# Consiglio Console



## Aphex (18 Febbraio 2013)

Purtroppo stasera dopo quasi 7 anni di onorato servizio mi è morta l' X360





A parte il fatto che sono ancora in lutto, mi consigliate di prenderne un'altra o di aspettare che magari, prima o poi, ne esca una nuova ?
Oppure mi prendo la PS3 ? Oppure aspetto la PS4 ?  

O mi prendo la Wii e schiaffeggio l'aria nell'attesa ?


----------



## Livestrong (18 Febbraio 2013)

Io ti direi di aspettare la next gen... Se proprio non riesci prendi la ps3


----------



## Miro (18 Febbraio 2013)

La mia dopo 4 anni non da segni di cedimento ma... (ed è pure una vecchio modello, Elite)

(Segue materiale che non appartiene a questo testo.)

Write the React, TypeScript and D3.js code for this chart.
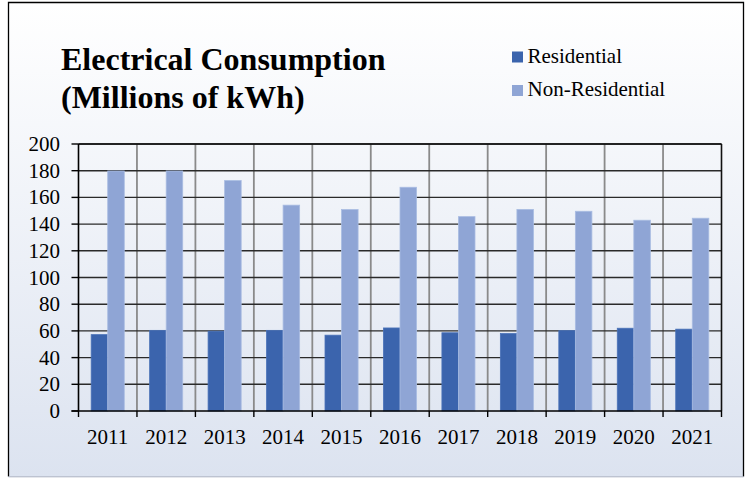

Per quanto riguarda l'acquisto, se non vuoi perdere e quindi se vuoi rigiocarti i giochi che hai già allora riprenditi una 360, altrimenti prendi una PS3...io da boxaro  ti dico di prenderti una Playstation, ci sono giochi più interessanti in uscita, e soprattutto potresti giocarti le esclusive che già sono uscite.

Wii lascia perdere.


----------



## BB7 (18 Febbraio 2013)

La console la devi scegliere in base ai giochi che ti interessano maggiormente... ovviamente se hai soldi aspetta la next-gen


----------



## Fabriman94 (18 Febbraio 2013)

Dipende dai gusti, se i party-game non ti piacciono per nulla, allora lascia perdere la Wii.


----------



## Butcher (18 Febbraio 2013)

Io direi PS3. In arrivo ci sono gioconi!


----------



## Aphex (18 Febbraio 2013)

Miro ha scritto:


> La mia dopo 4 anni non da segni di cedimento ma... (ed è pure una vecchio modello, Elite)
> 
> Per quanto riguarda l'acquisto, se non vuoi perdere e quindi se vuoi rigiocarti i giochi che hai già allora riprenditi una 360, altrimenti prendi una PS3...io da boxaro  ti dico di prenderti una Playstation, ci sono giochi più interessanti in uscita, e soprattutto potresti giocarti le esclusive che già sono uscite.
> 
> Wii lascia perdere.


Sulla Wii ovviamente scherzavo 
La PS3 mi attira particolarmente.
Comunque il problema è che avrei tipo 15-20 giochi in giro dell' Xbox e non credo che ci sia qualche offerta con cui disfarmene.
Ah, ci sono qualche bundle e/o offerte interessanti per la PS3 ? 



BB7 ha scritto:


> La console la devi scegliere in base ai giochi che ti interessano maggiormente... ovviamente se hai soldi aspetta la next-gen



Si sa già, più o meno, quando dovrebbe uscire ? 2014 ?


----------



## Butcher (19 Febbraio 2013)

Aphex ha scritto:


> Sulla Wii ovviamente scherzavo
> La PS3 mi attira particolarmente.
> Comunque il problema è che avrei tipo 15-20 giochi in giro dell' Xbox e non credo che ci sia qualche offerta con cui disfarmene.
> Ah, ci sono qualche bundle e/o offerte interessanti per la PS3 ?
> ...


Ne dovrebbe uscire uno con God of War Ascension.


----------



## Aphex (19 Febbraio 2013)

L'ho visto ma sinceramente GoW non è che mi attiri moltissimo; giocai l'1 su Ps2 e lo finii per miracolo 

In un negozio vicino casa vendono la PS3 12GB + gioco a scelta a 199,00 €
È buona ?

Ah, c'è pure l'Xbox 360 da 250GB + Skyrim + Forza4 sempre a 199,00 €


----------



## Miro (19 Febbraio 2013)

Aphex ha scritto:


> L'ho visto ma sinceramente GoW non è che mi attiri moltissimo; giocai l'1 su Ps2 e lo finii per miracolo
> 
> In un negozio vicino casa vendono la PS3 12GB + gioco a scelta a 199,00 €
> È buona ?
> ...



Dovresti prenderne una con una buona memoria, i nuovi modelli purtroppo sono da 12 oppure da 500...prova a vedere se nei negozi hanno ancora in giacenza le vecchie slim (che hanno un taglio più sensato da 160 o 320 GB).


----------